**Exercise**
Starting at the top of the listing, extract every line up to and including the one with "plt.rcParams['mathtext.it'] = 'Liberation". Pictures stay out of the copy.

**Material provided**
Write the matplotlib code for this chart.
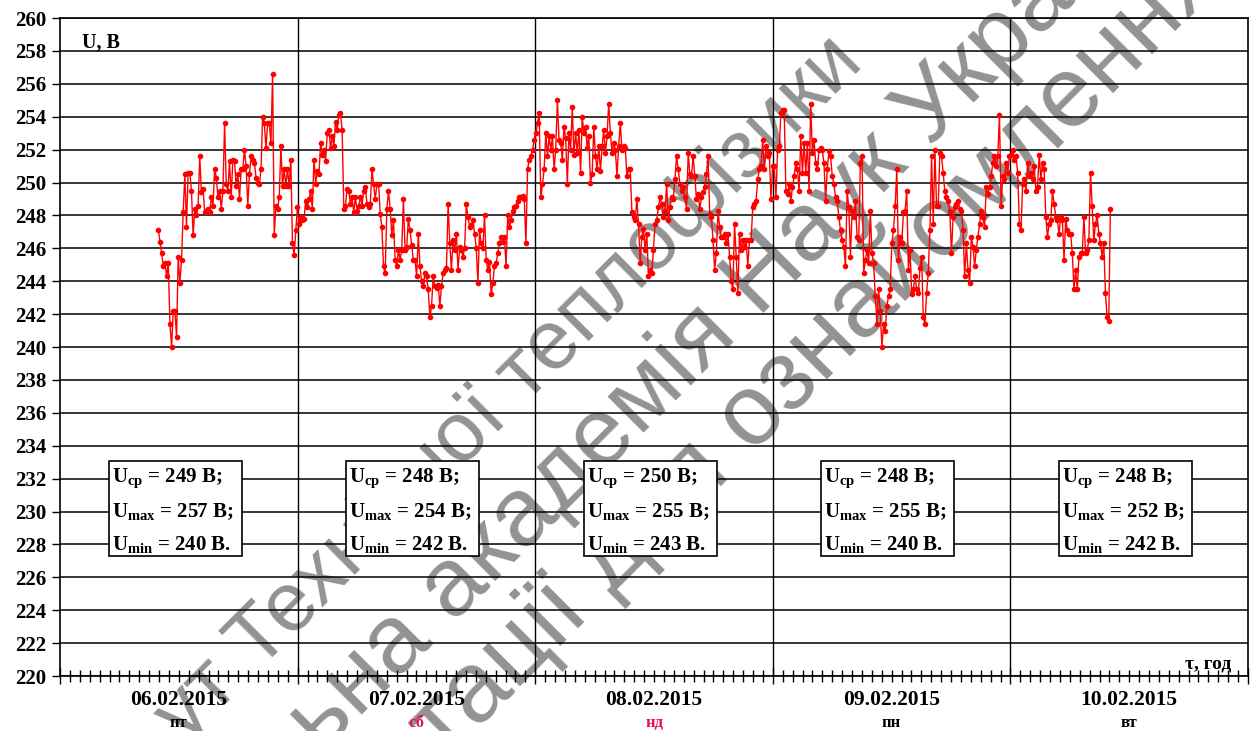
import numpy as np
import matplotlib.pyplot as plt

plt.rcParams['font.family'] = ['Liberation Serif', 'DejaVu Serif']
plt.rcParams['mathtext.fontset'] = 'custom'
plt.rcParams['mathtext.rm'] = 'Liberation Serif:bold'
plt.rcParams['mathtext.bf'] = 'Liberation Serif:bold'
plt.rcParams['mathtext.it'] = 'Liberation Serif:bold:italic'

# voltage readings, 06.02.2015 09:56 .. 10.02.2015 10:06, every ~10 min
u1 = [247.1, 246.4, 245.7, 244.9, 245.1, 244.3, 245.1, 241.4, 240.0, 242.2, 242.2, 240.6, 245.5, 243.9,
      245.3, 248.2, 250.5, 247.3, 250.6, 250.6, 249.5, 246.8, 248.4, 248.0, 248.6, 251.6, 249.4, 249.6,
      248.2, 248.3, 248.4, 248.2, 249.1, 248.6, 250.8, 250.3, 249.1, 249.5, 248.4, 249.5, 253.6, 249.9,
      249.5, 251.3, 249.1, 251.4, 251.3, 249.8, 250.5, 249.0, 250.8, 250.8, 252.0, 251.0, 248.6, 250.5,
      251.6, 251.4, 251.2, 250.3, 250.0, 249.9, 250.8, 254.0, 253.6, 252.1, 253.6, 253.6, 252.4, 256.6,
      246.8, 248.6, 248.4, 249.1, 252.2, 249.8, 250.8, 249.8, 250.8, 249.8, 251.4, 246.3, 245.6, 247.1,
      248.5, 247.5, 247.9, 247.7, 247.8, 248.9, 248.5, 249.0, 249.5, 248.4, 251.4, 249.9, 250.7, 250.5,
      252.4, 251.7, 252.0, 251.3, 253.0, 253.2, 252.1, 252.8, 252.2, 253.7, 253.2, 254.1, 254.2, 253.2,
      248.4, 248.6, 249.6, 249.5, 248.7, 249.1, 248.2, 249.1, 248.3, 248.6, 249.1, 248.6, 249.5, 249.7,
      248.7, 248.5, 248.7, 250.8, 249.9, 249.0, 249.9, 249.9, 248.1, 247.3, 244.9, 244.5, 248.4, 249.5,
      248.4, 246.8, 247.7, 245.3, 244.9, 245.9, 245.3, 245.9, 249.0]
u2 = [245.9, 246.1, 247.8, 247.1, 246.2, 245.3, 245.3, 244.3, 246.9, 244.9, 244.0, 243.7, 244.5, 244.3,
      243.5, 241.8, 242.5, 244.3, 243.7, 243.6, 243.8, 242.5, 243.7, 244.5, 244.7, 244.8, 248.7, 246.3,
      244.7, 246.5, 245.9, 246.9, 244.7, 246.1, 245.9, 245.5, 246.0, 248.7, 247.9, 247.3, 247.4, 247.7,
      246.9, 246.0, 243.9, 247.1, 246.3, 246.0, 248.0, 245.3, 244.7, 245.2, 243.2, 243.9, 244.9, 245.1,
      245.7, 246.3, 246.7, 246.4, 246.7, 244.9, 248.0, 247.3, 247.7, 248.3, 248.5, 248.6, 248.9, 249.1,
      249.1, 249.2, 249.0, 246.3, 250.8, 251.4, 251.6, 252.0, 252.6, 253.0, 253.6, 254.2, 249.1, 249.9,
      250.8, 253.0, 251.6, 252.8, 252.0, 252.8, 250.8, 252.0, 255.0, 252.6, 252.4, 251.4, 253.4, 252.7,
      249.9, 253.0, 252.0, 254.6, 251.7, 253.0, 251.8, 253.2, 250.6, 254.0, 253.0, 253.4, 252.1, 252.8,
      250.0, 250.5, 253.4, 251.6, 250.8, 252.2, 250.7, 252.2, 253.2, 251.8, 252.8, 254.8, 253.0, 251.8,
      252.4, 252.0, 250.4, 252.2, 253.6, 252.0, 252.2, 252.1, 250.4, 250.8, 250.8, 248.2, 247.9, 247.7,
      249.0, 247.5, 245.1, 246.7, 247.2, 245.9, 246.9, 244.3]
u3 = [244.7, 244.5, 245.9, 247.5, 247.7, 248.5, 249.1, 248.7, 247.9, 248.3, 249.9, 247.7, 248.5, 249.1,
      249.0, 250.2, 251.6, 250.8, 249.9, 249.5, 249.7, 249.1, 248.4, 251.8, 250.5, 250.4, 251.6, 250.4,
      249.0, 249.3, 248.4, 249.1, 249.4, 249.7, 250.5, 251.6, 248.1, 247.9, 246.5, 244.7, 245.7, 248.3,
      247.3, 246.7, 246.7, 246.9, 246.3, 246.9, 245.5, 244.0, 243.5, 247.5, 245.5, 243.3, 246.9, 245.9,
      246.5, 246.1, 246.5, 244.9, 246.5, 246.5, 248.5, 248.7, 248.9, 250.2, 250.8, 251.0, 252.6, 250.8,
      252.2, 251.6, 251.8, 249.0, 251.0, 251.0, 249.1, 252.0, 252.2, 254.2, 254.4, 254.4, 249.5, 249.3,
      249.9, 248.9, 249.7, 250.4, 251.2, 250.8, 249.5, 252.8, 250.6, 252.4, 250.6, 252.4, 249.5, 254.8,
      251.8, 252.6, 251.2, 250.8, 252.0, 252.1, 252.0, 251.2, 248.9, 250.8, 251.9, 251.6, 250.4, 249.9,
      249.1, 248.9, 247.9, 247.1, 246.5, 246.1, 244.9, 249.5, 248.5, 245.5, 248.3, 247.9, 248.9, 246.7,
      246.5, 251.2, 251.6, 244.5, 245.3, 245.9, 245.1, 248.3, 245.7, 245.1, 243.1, 241.4, 243.5, 242.2,
      240.0, 241.4, 241.0, 242.5, 243.1, 243.5]
u4 = [246.3, 247.1, 248.6, 250.8, 245.3, 246.7, 246.3, 248.2, 248.3, 249.5, 244.7, 245.9, 243.2, 243.5,
      244.3, 243.5, 243.3, 244.8, 245.5, 241.8, 241.4, 243.3, 244.5, 247.1, 251.6, 247.5, 252.0, 248.6,
      248.6, 251.8, 251.6, 250.6, 249.5, 249.1, 248.9, 248.3, 245.7, 247.9, 248.5, 248.7, 248.9, 248.4,
      248.3, 247.1, 244.3, 246.3, 244.7, 243.9, 246.7, 246.1, 244.9, 245.9, 246.7, 247.5, 248.3, 247.9,
      247.3, 249.7, 249.3, 249.7, 250.4, 251.2, 251.6, 251.0, 251.6, 254.1, 248.6, 250.4, 250.2, 251.2,
      250.6, 251.6, 251.7, 252.0, 251.4, 251.6, 250.6, 247.5, 247.1, 249.9, 250.2, 249.5, 251.2, 250.4,
      250.6, 250.2, 251.0, 249.5, 249.7, 251.7, 250.2, 251.2, 250.8, 247.9, 246.7, 247.5, 247.7, 249.5,
      248.7, 247.9, 247.7, 246.9, 247.9, 247.7, 245.3, 247.8, 247.1, 246.9, 246.9, 245.7, 243.5, 244.7,
      243.5, 245.5, 245.7, 245.7, 247.9, 245.7, 245.9, 246.5, 250.6, 248.6, 246.5, 247.5, 248.0, 246.9,
      246.3, 245.5, 246.3, 243.3, 241.8, 241.6, 248.4]

t_first, t_last = 9.93, 106.1   # hours from 06.02.2015 00:00

days = ['06.02.2015', '07.02.2015', '08.02.2015', '09.02.2015', '10.02.2015']
weekdays = ['пт', 'сб', 'нд', 'пн', 'вт']
weekday_colors = ['black', '#e3125a', '#e3125a', 'black', 'black']
u_avg = [249, 248, 250, 248, 248]
u_max = [257, 254, 255, 255, 252]
u_min = [240, 242, 243, 240, 242]

u = np.array(u1 + u2 + u3 + u4)
t = np.linspace(t_first, t_last, len(u))

fig = plt.figure(figsize=(12.51, 7.31), dpi=100, facecolor='white')
ax = fig.add_axes([0.048, 0.0752, 0.9496, 0.9001])
ax.set_facecolor('none')

ax.plot(t, u, color='red', lw=1.0, marker='o', ms=3, zorder=3)

ax.set_xlim(0, 120)
ax.set_ylim(220, 260)
ax.set_yticks(np.arange(220, 261, 2))
ax.grid(axis='y', color='black', lw=1.1)
for d in range(1, 5):
    ax.axvline(24 * d, color='black', lw=1.0)
ax.set_xticks(np.arange(0, 121, 24))
ax.set_xticks(np.arange(0, 121, 1), minor=True)
ax.tick_params(axis='x', which='major', direction='inout', length=11, width=1.0, labelbottom=False)
ax.tick_params(axis='x', which='minor', direction='inout', length=8, width=1.0)
ax.tick_params(axis='y', direction='out', length=6, width=1.0, pad=4, labelsize=15)
for lab in ax.get_yticklabels():
    lab.set_fontweight('bold')
for s in ax.spines.values():
    s.set_linewidth(1.2)

ax.text(2.2, 258.5, 'U, В', fontsize=14.5, fontweight='bold', va='center')
ax.text(118.3, 220.2, 'τ, год', fontsize=14, fontweight='bold', ha='right', va='bottom')

trans = ax.get_xaxis_transform()
for i, d in enumerate(days):
    ax.text(24 * i + 12, -0.037, d, transform=trans, ha='center', va='center',
            fontsize=15.5, fontweight='bold')
    ax.text(24 * i + 12, -0.072, weekdays[i], transform=trans, ha='center', va='center',
            fontsize=12, fontweight='bold', color=weekday_colors[i])

    # summary box for the day
    x0 = 24 * i + 4.9
    ax.add_patch(plt.Rectangle((x0, 227.3), 13.45, 5.8, facecolor='white',
                               edgecolor='black', lw=1.2, zorder=4))
    rows = [(r'U$_{\mathbf{ср}}$' + f' = {u_avg[i]} В;', 232.0),
            (r'U$_{\mathbf{max}}$' + f' = {u_max[i]} В;', 230.0),
            (r'U$_{\mathbf{min}}$' + f' = {u_min[i]} В.', 228.0)]
    for txt, y in rows:
        ax.text(x0 + 0.3, y, txt, fontsize=15, fontweight='bold', va='center', zorder=5)

# diagonal stamp behind the chart
stamp = [('ут Технічної теплофізики', 185, 745, 60),
         ('ьна академія Наук України', 322, 755, 70),
         ('тації для ознайомлення', 445, 762, 72)]
for txt, px, py, size in stamp:
    fig.text(px / 1251, 1 - py / 731, txt, rotation=45, rotation_mode='anchor',
             ha='left', va='baseline', fontsize=size, family='Liberation Sans',
             color='#6e6e6e', alpha=0.75, zorder=-1)

fig.savefig('out.png', dpi=100, facecolor='white')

**Finished exercise**
Write the matplotlib code for this chart.
import numpy as np
import matplotlib.pyplot as plt

plt.rcParams['font.family'] = ['Liberation Serif', 'DejaVu Serif']
plt.rcParams['mathtext.fontset'] = 'custom'
plt.rcParams['mathtext.rm'] = 'Liberation Serif:bold'
plt.rcParams['mathtext.bf'] = 'Liberation Serif:bold'
plt.rcParams['mathtext.it'] = 'Liberation Serif:bold:italic'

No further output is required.